Stockberger lights up stage in 'The Foreigner'
INDIANAPOLIS -- When I first started acting in plays, one of the first things I would do when I got my script was count my lines.
That way, you see, I would be able to impress people with my mad memorization skills. When I played Countess Aurelia in "The Madwoman of Chaillot" my senior year in high school, I had something like 400 lines ... some of them paragraphs long.
The fact that I was able to be off book for those lines in less than a month, I thought, made me pretty talented.
If time, maturity and going to a lot of plays has taught me anything, it's that sometimes the most difficult roles to play are the ones without a ton of lines -- and that those roles have to be played by thespians with incredible stage presence if they're going to work.
The 2010 season at Beef & Boards dinner theater in Indianapolis recently opened with "The Foreigner," an award-winning comedy by Larry Shue. The lead role of Charlie Baker is played with stunning aplomb by Jeff Stockberger -- who, through body language, facial expressions and physicality, is able to get Charlie's points across even though he says very little a lot of the time.
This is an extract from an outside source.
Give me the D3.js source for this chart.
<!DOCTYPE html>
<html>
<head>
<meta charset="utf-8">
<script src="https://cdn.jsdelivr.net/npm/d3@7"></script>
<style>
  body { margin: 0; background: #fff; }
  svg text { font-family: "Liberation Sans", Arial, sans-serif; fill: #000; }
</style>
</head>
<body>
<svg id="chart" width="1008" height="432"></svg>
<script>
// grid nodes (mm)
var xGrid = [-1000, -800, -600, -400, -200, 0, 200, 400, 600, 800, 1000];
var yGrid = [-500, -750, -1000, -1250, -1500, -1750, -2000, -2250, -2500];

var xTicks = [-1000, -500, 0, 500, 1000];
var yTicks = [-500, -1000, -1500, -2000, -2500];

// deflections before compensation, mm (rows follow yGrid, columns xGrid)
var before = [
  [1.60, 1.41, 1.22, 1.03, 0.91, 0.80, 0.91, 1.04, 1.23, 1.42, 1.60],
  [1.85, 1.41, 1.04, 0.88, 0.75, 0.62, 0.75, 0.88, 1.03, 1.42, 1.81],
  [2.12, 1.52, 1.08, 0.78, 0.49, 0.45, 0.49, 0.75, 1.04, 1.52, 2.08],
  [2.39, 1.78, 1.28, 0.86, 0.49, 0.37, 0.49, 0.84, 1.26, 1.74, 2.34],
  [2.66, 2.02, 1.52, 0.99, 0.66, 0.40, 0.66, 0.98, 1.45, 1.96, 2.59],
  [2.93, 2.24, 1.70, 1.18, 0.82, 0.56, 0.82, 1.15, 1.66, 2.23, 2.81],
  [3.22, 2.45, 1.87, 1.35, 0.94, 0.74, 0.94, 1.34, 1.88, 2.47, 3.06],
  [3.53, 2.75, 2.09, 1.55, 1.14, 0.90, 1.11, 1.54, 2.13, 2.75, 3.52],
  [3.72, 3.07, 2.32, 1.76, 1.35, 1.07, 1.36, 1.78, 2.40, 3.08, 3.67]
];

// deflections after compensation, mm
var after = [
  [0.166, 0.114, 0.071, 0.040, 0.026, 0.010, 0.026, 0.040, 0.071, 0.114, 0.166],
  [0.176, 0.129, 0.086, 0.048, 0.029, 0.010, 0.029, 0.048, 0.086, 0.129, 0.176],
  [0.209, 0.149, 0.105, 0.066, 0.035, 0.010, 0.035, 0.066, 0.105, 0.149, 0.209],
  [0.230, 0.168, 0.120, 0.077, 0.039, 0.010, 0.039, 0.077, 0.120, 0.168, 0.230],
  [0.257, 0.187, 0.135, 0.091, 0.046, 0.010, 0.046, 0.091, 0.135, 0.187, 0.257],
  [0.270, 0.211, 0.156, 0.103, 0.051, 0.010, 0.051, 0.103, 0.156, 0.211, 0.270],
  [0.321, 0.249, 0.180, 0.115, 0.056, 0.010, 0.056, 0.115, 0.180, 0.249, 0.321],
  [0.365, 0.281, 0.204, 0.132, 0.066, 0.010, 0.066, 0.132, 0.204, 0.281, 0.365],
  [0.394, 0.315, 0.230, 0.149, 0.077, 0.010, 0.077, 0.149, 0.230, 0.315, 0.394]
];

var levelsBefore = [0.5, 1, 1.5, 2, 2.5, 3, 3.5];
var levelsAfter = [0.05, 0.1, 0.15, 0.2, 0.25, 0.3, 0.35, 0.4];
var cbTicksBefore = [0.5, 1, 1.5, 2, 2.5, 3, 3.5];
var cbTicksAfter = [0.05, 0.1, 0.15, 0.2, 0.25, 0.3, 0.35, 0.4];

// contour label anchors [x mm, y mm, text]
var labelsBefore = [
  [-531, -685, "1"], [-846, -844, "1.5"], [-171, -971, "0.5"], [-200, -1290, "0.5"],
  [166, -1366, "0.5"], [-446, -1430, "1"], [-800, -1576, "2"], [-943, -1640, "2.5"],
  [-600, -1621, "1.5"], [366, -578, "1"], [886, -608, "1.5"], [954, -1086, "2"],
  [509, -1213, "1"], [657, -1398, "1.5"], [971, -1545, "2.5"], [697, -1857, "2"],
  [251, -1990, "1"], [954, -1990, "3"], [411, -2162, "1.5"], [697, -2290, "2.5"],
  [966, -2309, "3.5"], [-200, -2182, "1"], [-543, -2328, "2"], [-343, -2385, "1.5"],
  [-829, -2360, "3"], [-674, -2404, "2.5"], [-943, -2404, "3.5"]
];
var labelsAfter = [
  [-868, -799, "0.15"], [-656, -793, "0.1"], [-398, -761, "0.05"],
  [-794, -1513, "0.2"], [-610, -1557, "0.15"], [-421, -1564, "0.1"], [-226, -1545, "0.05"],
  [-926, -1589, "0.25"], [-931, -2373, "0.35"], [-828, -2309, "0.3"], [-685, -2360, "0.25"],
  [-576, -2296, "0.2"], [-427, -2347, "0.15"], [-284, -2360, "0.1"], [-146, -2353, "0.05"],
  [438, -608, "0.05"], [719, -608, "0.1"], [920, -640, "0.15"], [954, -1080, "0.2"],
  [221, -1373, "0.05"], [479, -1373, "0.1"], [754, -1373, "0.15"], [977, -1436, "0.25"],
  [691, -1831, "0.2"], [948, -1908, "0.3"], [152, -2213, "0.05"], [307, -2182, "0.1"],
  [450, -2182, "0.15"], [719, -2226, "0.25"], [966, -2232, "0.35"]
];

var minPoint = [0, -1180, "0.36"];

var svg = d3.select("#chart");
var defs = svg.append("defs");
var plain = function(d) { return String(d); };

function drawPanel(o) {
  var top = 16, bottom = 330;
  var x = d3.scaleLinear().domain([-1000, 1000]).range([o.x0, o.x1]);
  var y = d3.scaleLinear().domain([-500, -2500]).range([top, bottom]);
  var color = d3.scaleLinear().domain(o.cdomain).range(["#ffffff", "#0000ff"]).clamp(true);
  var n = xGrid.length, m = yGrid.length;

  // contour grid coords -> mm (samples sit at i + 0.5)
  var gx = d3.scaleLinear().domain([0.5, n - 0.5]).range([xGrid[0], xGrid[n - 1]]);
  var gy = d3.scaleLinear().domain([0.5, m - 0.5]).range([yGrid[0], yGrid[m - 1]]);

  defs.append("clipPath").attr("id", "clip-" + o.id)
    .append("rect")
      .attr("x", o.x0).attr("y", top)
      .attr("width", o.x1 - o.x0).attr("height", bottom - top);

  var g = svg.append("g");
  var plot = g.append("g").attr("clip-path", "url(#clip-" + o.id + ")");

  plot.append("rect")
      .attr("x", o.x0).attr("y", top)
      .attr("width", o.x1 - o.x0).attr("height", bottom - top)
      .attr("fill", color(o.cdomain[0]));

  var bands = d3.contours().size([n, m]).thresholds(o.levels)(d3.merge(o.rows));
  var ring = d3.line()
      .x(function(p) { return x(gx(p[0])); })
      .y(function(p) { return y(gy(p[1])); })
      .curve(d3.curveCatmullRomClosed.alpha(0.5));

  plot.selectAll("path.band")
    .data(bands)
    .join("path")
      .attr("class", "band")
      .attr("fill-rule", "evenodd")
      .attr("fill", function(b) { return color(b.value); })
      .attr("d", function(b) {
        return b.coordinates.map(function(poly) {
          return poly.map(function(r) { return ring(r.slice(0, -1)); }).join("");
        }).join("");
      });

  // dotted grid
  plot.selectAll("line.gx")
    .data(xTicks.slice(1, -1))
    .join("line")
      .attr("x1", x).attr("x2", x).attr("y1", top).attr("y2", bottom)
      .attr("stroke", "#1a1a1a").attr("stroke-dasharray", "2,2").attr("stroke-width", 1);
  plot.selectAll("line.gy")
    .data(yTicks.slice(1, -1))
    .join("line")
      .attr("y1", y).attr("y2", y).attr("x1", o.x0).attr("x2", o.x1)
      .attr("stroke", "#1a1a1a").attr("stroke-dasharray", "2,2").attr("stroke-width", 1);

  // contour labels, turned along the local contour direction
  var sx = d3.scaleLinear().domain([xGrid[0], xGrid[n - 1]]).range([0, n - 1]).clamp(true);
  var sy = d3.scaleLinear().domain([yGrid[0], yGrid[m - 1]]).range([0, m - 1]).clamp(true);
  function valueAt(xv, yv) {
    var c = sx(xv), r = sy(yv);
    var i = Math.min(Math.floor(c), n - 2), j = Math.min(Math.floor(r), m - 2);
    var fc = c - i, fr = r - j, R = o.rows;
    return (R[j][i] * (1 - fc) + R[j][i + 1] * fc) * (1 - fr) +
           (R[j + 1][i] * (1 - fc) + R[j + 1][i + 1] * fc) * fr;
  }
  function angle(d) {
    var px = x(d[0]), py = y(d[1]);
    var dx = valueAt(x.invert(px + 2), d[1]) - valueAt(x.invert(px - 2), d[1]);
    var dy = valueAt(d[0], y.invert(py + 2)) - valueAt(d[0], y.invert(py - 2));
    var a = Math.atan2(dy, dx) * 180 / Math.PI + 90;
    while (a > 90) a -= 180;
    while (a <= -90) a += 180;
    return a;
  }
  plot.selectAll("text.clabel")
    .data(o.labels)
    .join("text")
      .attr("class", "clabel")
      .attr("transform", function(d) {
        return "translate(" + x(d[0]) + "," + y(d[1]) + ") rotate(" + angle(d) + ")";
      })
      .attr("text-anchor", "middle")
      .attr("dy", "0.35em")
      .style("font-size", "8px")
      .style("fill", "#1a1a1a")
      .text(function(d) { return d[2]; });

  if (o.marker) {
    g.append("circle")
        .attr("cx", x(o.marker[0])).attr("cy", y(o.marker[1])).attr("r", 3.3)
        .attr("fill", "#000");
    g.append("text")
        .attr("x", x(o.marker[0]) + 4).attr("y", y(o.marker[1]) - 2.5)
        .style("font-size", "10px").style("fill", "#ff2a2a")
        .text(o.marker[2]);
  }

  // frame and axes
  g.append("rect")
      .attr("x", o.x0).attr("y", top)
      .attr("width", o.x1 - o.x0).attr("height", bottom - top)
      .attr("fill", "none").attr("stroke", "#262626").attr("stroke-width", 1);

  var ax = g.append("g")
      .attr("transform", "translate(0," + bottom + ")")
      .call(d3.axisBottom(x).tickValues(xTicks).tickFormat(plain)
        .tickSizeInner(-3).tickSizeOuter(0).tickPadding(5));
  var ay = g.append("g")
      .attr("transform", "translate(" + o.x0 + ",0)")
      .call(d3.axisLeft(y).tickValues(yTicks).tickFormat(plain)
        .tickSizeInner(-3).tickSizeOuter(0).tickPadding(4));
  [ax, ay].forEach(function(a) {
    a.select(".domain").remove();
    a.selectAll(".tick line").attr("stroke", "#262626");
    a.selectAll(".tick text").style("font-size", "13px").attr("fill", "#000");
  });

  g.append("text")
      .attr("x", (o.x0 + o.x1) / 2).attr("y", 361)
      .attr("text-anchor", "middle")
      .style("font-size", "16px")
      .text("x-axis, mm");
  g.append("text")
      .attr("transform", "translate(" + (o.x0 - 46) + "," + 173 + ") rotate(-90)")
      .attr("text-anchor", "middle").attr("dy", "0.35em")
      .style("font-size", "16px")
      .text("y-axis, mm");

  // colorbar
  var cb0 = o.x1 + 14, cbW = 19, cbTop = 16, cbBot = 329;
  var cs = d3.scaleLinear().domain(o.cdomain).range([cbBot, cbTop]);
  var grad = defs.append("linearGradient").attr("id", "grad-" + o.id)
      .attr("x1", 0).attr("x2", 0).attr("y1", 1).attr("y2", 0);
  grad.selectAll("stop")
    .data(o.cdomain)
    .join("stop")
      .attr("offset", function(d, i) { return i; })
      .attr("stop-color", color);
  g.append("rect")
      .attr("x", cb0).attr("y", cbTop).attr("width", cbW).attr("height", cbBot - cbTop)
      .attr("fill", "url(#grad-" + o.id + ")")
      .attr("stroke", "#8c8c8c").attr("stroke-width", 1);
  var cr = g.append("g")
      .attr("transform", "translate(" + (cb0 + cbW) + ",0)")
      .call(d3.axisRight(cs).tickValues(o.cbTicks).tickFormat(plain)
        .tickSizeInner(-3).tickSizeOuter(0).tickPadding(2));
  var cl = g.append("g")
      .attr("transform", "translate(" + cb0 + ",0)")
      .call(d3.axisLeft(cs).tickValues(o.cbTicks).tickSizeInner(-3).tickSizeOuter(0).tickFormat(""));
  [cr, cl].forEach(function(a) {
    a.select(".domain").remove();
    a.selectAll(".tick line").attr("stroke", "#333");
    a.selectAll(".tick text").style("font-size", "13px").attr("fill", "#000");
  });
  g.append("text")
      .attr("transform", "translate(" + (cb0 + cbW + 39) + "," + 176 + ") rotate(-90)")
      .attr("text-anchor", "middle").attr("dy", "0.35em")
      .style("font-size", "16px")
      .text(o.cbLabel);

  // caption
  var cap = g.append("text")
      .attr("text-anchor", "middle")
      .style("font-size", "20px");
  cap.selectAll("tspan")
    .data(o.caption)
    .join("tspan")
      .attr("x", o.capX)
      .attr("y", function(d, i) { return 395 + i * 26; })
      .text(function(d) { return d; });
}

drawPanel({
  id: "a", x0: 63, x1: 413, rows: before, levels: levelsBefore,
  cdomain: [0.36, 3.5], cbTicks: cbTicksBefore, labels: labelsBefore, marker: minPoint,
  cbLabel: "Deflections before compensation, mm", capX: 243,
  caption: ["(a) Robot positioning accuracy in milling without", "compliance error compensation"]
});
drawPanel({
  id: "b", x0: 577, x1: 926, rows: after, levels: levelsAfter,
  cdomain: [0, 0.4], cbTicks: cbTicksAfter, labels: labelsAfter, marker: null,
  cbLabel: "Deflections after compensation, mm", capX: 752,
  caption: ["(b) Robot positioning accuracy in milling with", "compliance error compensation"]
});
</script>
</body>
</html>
The play opens with Charlie, a proper, shy and maybe even dull British fellow accompanying his pal Froggy LaSueur (played with just the right balance of gruffness and humor by Ty Stover), a military officer, on a vacation to a fishing lodge in backwoods Georgia.
Charlie is going through a tough personal time (his wife Mary -- who has had 23 dalliances with male "friends," is ill), and has come to the lodge for a three-day getaway.
Charlie just wants to be left alone. To make sure this happens, he and Froggy devise a plan whereby Charlie will pretend he is a foreigner from some exotic land who doesn't speak a word of English.
The plan doesn't come off as expected, however. The lodge's residents and visitors -- owner Betty Meeks (Kate Braun), engaged couple Catherine and the Rev. David (Sarah Hund and David Schmittou), Catherine's young, simple-minded brother Ellard (David Purdy) and town bigot Owen Musser (Dan Scharbrough) -- all end up spilling secrets and schemes to Charlie, thinking he doesn't understand what they're saying.
Stockberger simply lights up the stage as Charlie, a role played in the off-Broadway version by Matthew Broderick. The supporting players are all perfect in their roles, but Stockberger makes the show. Whether he is putting drinking glasses on his head, telling stories in his "native tongue" or performing impromptu dance numbers, he keeps the audience in stitches.
"The Foreigner" runs through Feb. 7, so there is still time to go catch a performance. Tickets range from $35 to $58, and include a fabulous buffet dinner.
Beef & Boards is located at 9301 N. Michigan Road, Indianapolis.